Эксперт отрасли Нурлан Аселкан напоминает, что даже при стабильности нельзя исключать резких поворотов. Опоздание может стоить маршрута:
«Полный переход Байконура под контроль Казахстана вероятен, если случится резкий, лавинообразный уход России с космодрома. Помнится, несколько лет назад мы советовали нашему Аэрокосмическому комитету разработать аварийный сценарий на этот счёт. Такое развитие событий, безусловно, нанесёт тяжёлый удар по Байконуру. Возможно, смертельный. Поскольку казахстанские власти будут думать прежде всего о минимальном выживании городского населения, не более».
Но и здесь есть пространство для манёвра:
«Думаю мало бы кто возражал, если бы Россия продолжала пуски носителей „Союз-2“ с 31-й площадки и сейчас, и в перспективе.
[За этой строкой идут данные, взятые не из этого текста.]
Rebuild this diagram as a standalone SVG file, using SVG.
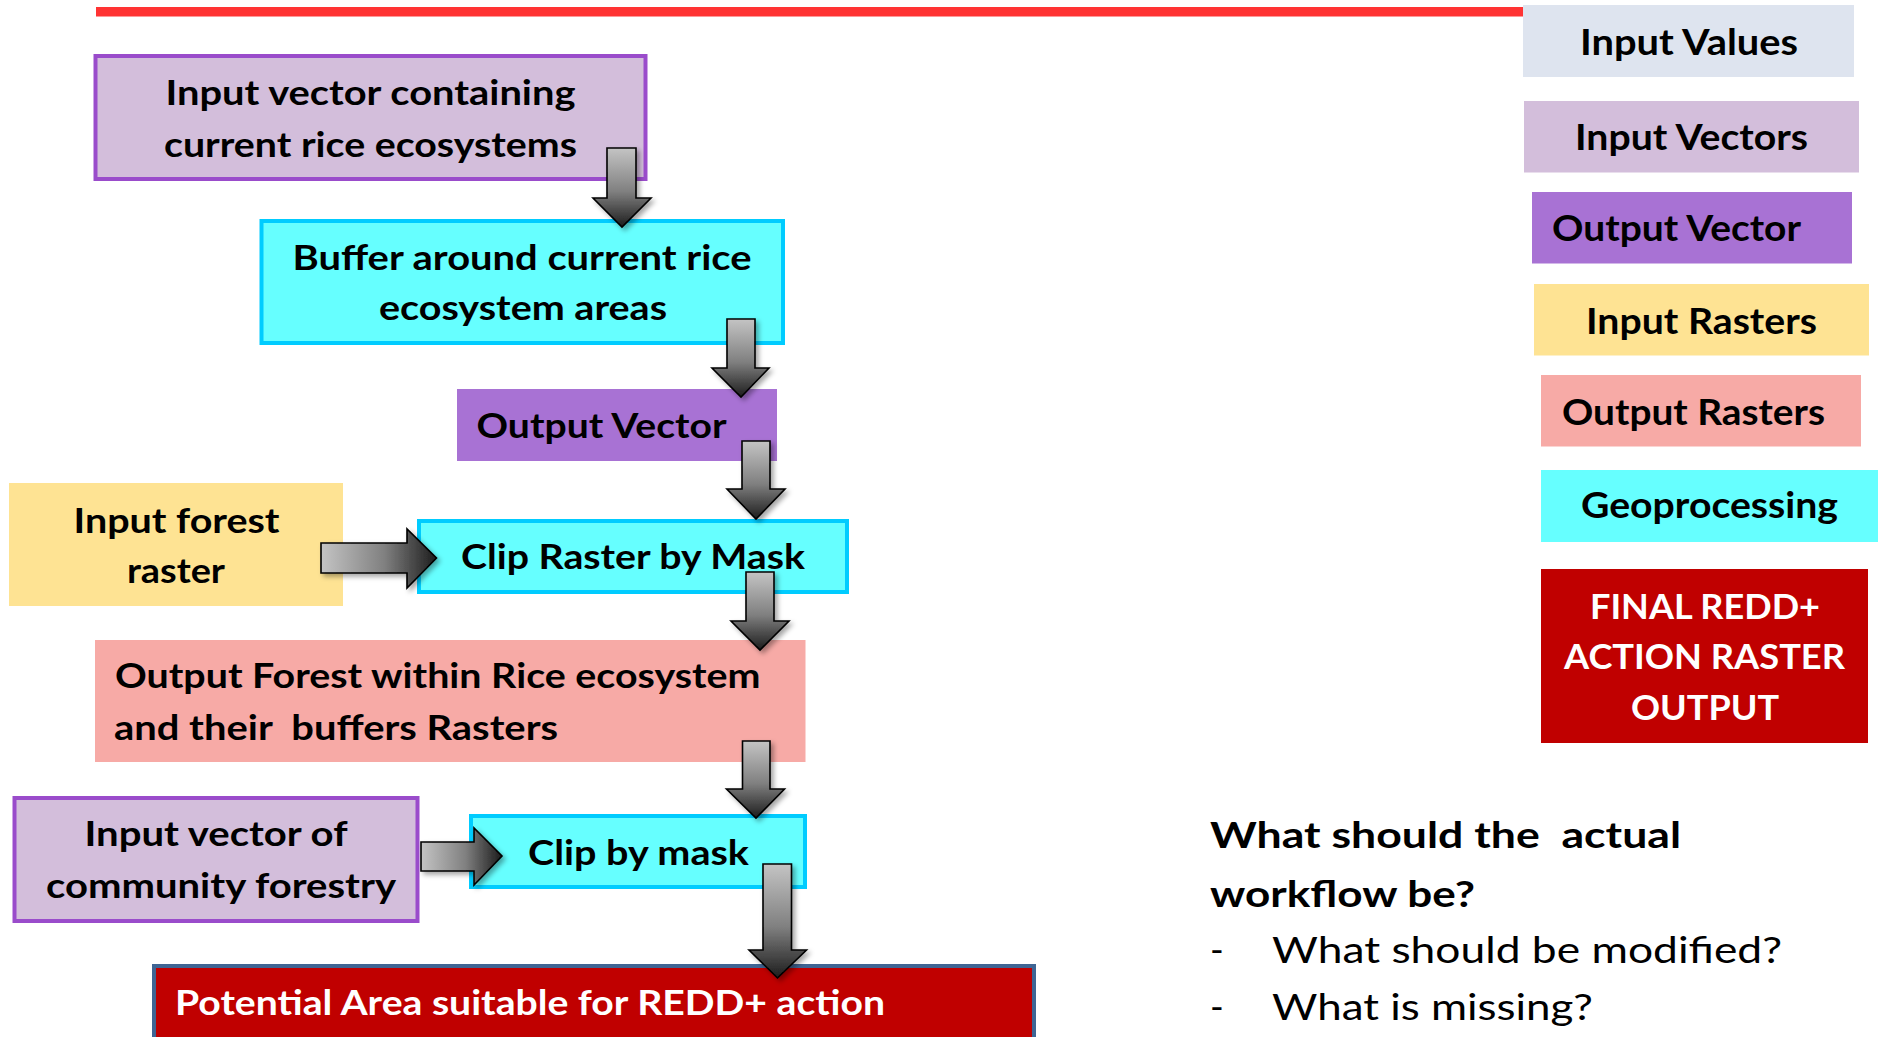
<svg xmlns="http://www.w3.org/2000/svg" width="1878" height="1037" viewBox="0 0 1878 1037">
<style>
.t{font-family:Lato,"Open Sans","Liberation Sans",sans-serif;font-weight:700;font-size:35px;fill:#000}
.c{text-anchor:middle}
.w{fill:#fff}
.q{font-size:37px}
.r{font-weight:400}
.lg{font-size:37px}
.pre{white-space:pre}
.vec{fill:#D3BEDB;stroke:#9A4CCB;stroke-width:4}
.geo{fill:#66FFFF;stroke:#00CCFF;stroke-width:4}
.arr{stroke:#000;stroke-width:1.6;stroke-linejoin:miter;filter:url(#sh)}
.dn{fill:url(#gv)}
.rt{fill:url(#gh)}
</style>
<defs>
<linearGradient id="gv" x1="0" y1="0" x2="0" y2="1">
<stop offset="0" stop-color="#C4C4C4"/>
<stop offset="0.55" stop-color="#808080"/>
<stop offset="1" stop-color="#1C1C1C"/>
</linearGradient>
<linearGradient id="gh" x1="0" y1="0" x2="1" y2="0">
<stop offset="0" stop-color="#C4C4C4"/>
<stop offset="0.55" stop-color="#808080"/>
<stop offset="1" stop-color="#1C1C1C"/>
</linearGradient>
<filter id="sh" x="-30%" y="-30%" width="160%" height="160%">
<feDropShadow dx="3" dy="3" stdDeviation="2.5" flood-color="#000" flood-opacity="0.35"/>
</filter>
</defs>
<rect width="1878" height="1037" fill="#fff"/>
<rect x="96" y="7" width="1427" height="9.5" fill="#FF3333"/>

<g id="node-input-vector-rice">
<rect class="vec" x="95.5" y="56" width="550" height="123"/>
<text class="t c" x="370.5" y="105" textLength="410" lengthAdjust="spacingAndGlyphs">Input vector containing</text>
<text class="t c" x="370.5" y="157" textLength="413" lengthAdjust="spacingAndGlyphs">current rice ecosystems</text>
</g>
<g id="node-buffer">
<rect class="geo" x="261.5" y="221" width="521.5" height="122"/>
<text class="t c" x="522" y="270" textLength="459" lengthAdjust="spacingAndGlyphs">Buffer around current rice</text>
<text class="t c" x="523" y="320" textLength="288" lengthAdjust="spacingAndGlyphs">ecosystem areas</text>
</g>
<g id="node-output-vector">
<rect x="457" y="389" width="320" height="72" fill="#A872D4"/>
<text class="t" x="476.5" y="438" textLength="250" lengthAdjust="spacingAndGlyphs">Output Vector</text>
</g>
<g id="node-input-forest-raster">
<rect x="9" y="483" width="334" height="123" fill="#FEE393"/>
<text class="t c" x="176.5" y="533" textLength="206" lengthAdjust="spacingAndGlyphs">Input forest</text>
<text class="t c" x="176" y="583" textLength="98" lengthAdjust="spacingAndGlyphs">raster</text>
</g>
<g id="node-clip-raster">
<rect class="geo" x="419" y="521" width="428" height="71"/>
<text class="t" x="461" y="569" textLength="344" lengthAdjust="spacingAndGlyphs">Clip Raster by Mask</text>
</g>
<g id="node-output-forest">
<rect x="95" y="640" width="710.5" height="122" fill="#F7AAA6"/>
<text class="t" x="115" y="688" textLength="645.5" lengthAdjust="spacingAndGlyphs">Output Forest within Rice ecosystem</text>
<text class="t pre" x="114" y="740" textLength="444" lengthAdjust="spacingAndGlyphs">and their  buffers Rasters</text>
</g>
<g id="node-input-community">
<rect class="vec" x="14.5" y="798" width="403" height="123"/>
<text class="t c" x="216" y="846" textLength="263" lengthAdjust="spacingAndGlyphs">Input vector of</text>
<text class="t c" x="221" y="898" textLength="350" lengthAdjust="spacingAndGlyphs">community forestry</text>
</g>
<g id="node-clip-mask">
<rect class="geo" x="471" y="816" width="334" height="71"/>
<text class="t" x="528" y="865" textLength="221" lengthAdjust="spacingAndGlyphs">Clip by mask</text>
</g>
<g id="node-potential-area">
<rect x="154" y="966" width="880" height="85" fill="#C00000" stroke="#3F6594" stroke-width="4"/>
<text class="t w" x="175" y="1015" textLength="710" lengthAdjust="spacingAndGlyphs">Potential Area suitable for REDD+ action</text>
</g>

<g id="legend-input-values">
<rect x="1523" y="5" width="331" height="72" fill="#DEE4EF"/>
<text class="t lg" x="1580" y="55" textLength="218" lengthAdjust="spacingAndGlyphs">Input Values</text>
</g>
<g id="legend-input-vectors">
<rect x="1524" y="101" width="335" height="71.5" fill="#D3BEDB"/>
<text class="t lg" x="1575" y="150" textLength="233" lengthAdjust="spacingAndGlyphs">Input Vectors</text>
</g>
<g id="legend-output-vector">
<rect x="1532" y="192" width="320" height="71.5" fill="#A872D4"/>
<text class="t lg" x="1552" y="241" textLength="249" lengthAdjust="spacingAndGlyphs">Output Vector</text>
</g>
<g id="legend-input-rasters">
<rect x="1534" y="284" width="335" height="71.5" fill="#FEE393"/>
<text class="t lg" x="1586" y="334" textLength="231" lengthAdjust="spacingAndGlyphs">Input Rasters</text>
</g>
<g id="legend-output-rasters">
<rect x="1541" y="375" width="320" height="71.5" fill="#F7AAA6"/>
<text class="t lg" x="1562" y="425" textLength="263" lengthAdjust="spacingAndGlyphs">Output Rasters</text>
</g>
<g id="legend-geoprocessing">
<rect x="1541" y="470" width="337" height="72" fill="#66FFFF"/>
<text class="t lg" x="1581" y="518" textLength="257" lengthAdjust="spacingAndGlyphs">Geoprocessing</text>
</g>
<g id="legend-final">
<rect x="1541" y="569" width="327" height="174" fill="#C00000"/>
<text class="t w c" x="1705" y="619" textLength="230" lengthAdjust="spacingAndGlyphs">FINAL REDD+</text>
<text class="t w c" x="1704.5" y="669" textLength="281" lengthAdjust="spacingAndGlyphs">ACTION RASTER</text>
<text class="t w c" x="1705" y="720" textLength="148" lengthAdjust="spacingAndGlyphs">OUTPUT</text>
</g>

<g id="question">
<text class="t q pre" x="1210" y="848" textLength="471" lengthAdjust="spacingAndGlyphs">What should the  actual</text>
<text class="t q" x="1210" y="907" textLength="265" lengthAdjust="spacingAndGlyphs">workflow be?</text>
<text class="t q r" x="1210" y="963">-</text>
<text class="t q r" x="1272" y="963" textLength="510" lengthAdjust="spacingAndGlyphs">What should be modified?</text>
<text class="t q r" x="1210" y="1020">-</text>
<text class="t q r" x="1272" y="1020" textLength="321" lengthAdjust="spacingAndGlyphs">What is missing?</text>
</g>

<g id="connectors">
<path class="arr dn" d="M607,148 H636 V198 H651 L622,227 L593,198 H607 Z"/>
<path class="arr dn" d="M727,319 H755 V368 H769 L741,397 L712,368 H727 Z"/>
<path class="arr dn" d="M742,441 H770 V489 H785 L756,519 L727,489 H742 Z"/>
<path class="arr dn" d="M746,572 H774 V621 H789 L760,650 L731,621 H746 Z"/>
<path class="arr dn" d="M742.5,741 H770 V789 H784.5 L756,818 L726.5,789 H742.5 Z"/>
<path class="arr dn" d="M763,864 H791.5 V950 H806.5 L777.5,978 L749,950 H763 Z"/>
<path class="arr rt" d="M321,543 H407 V529 L436.5,558 L407,588 V573 H321 Z"/>
<path class="arr rt" d="M421,842 H474 V828 L502,856 L474,885 V871 H421 Z"/>
</g>
</svg>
Никому бы они не мешали. Оптимизировать подобный сценарий помогло бы разделение территории и объектов космодрома на, условно говоря, российскую часть и на сегмент, где осуществлялись казахстанские программы и работали возможные международные операторы в правовом пространстве РК или (а вдруг?) международного космопорта. Надеюсь, сегодняшняя ситуация на космодроме эволюционирует именно в этом направлении».
Байконур — место, где мечты отливались в металл, а фантастика становилась профессией. Все, кем мы вправе гордиться в истории отечественной космонавтики, — Марс Рафиков, Владимир Шаталов, Владимир Джанибеков, Тохтар Аубакиров, Талгат Мусабаев, Айдын Аимбетов, Мухтар Аймаханов, Олег Кононенко и многие другие — для каждого из них Байконур стал первым рубежом пути к звёздам. Здесь, на казахстанской земле, советский народ совершил то, что мир считал немыслимым.
70 лет — не просто юбилей. Это момент, когда история и выбор смотрят друг другу в лицо: остаться как мемориал ушедшей эпохе или вновь стать стартовой площадкой для амбиций. И если однажды к великому списку достижений добавится ещё одно имя, пусть оно станет отражением нашей общей веры в город. Усилий тех, кто живёт здесь. Тех, в чьих руках курс государств. Байконур родился из дерзости — и лишь отвага может вдохнуть в него новую жизнь.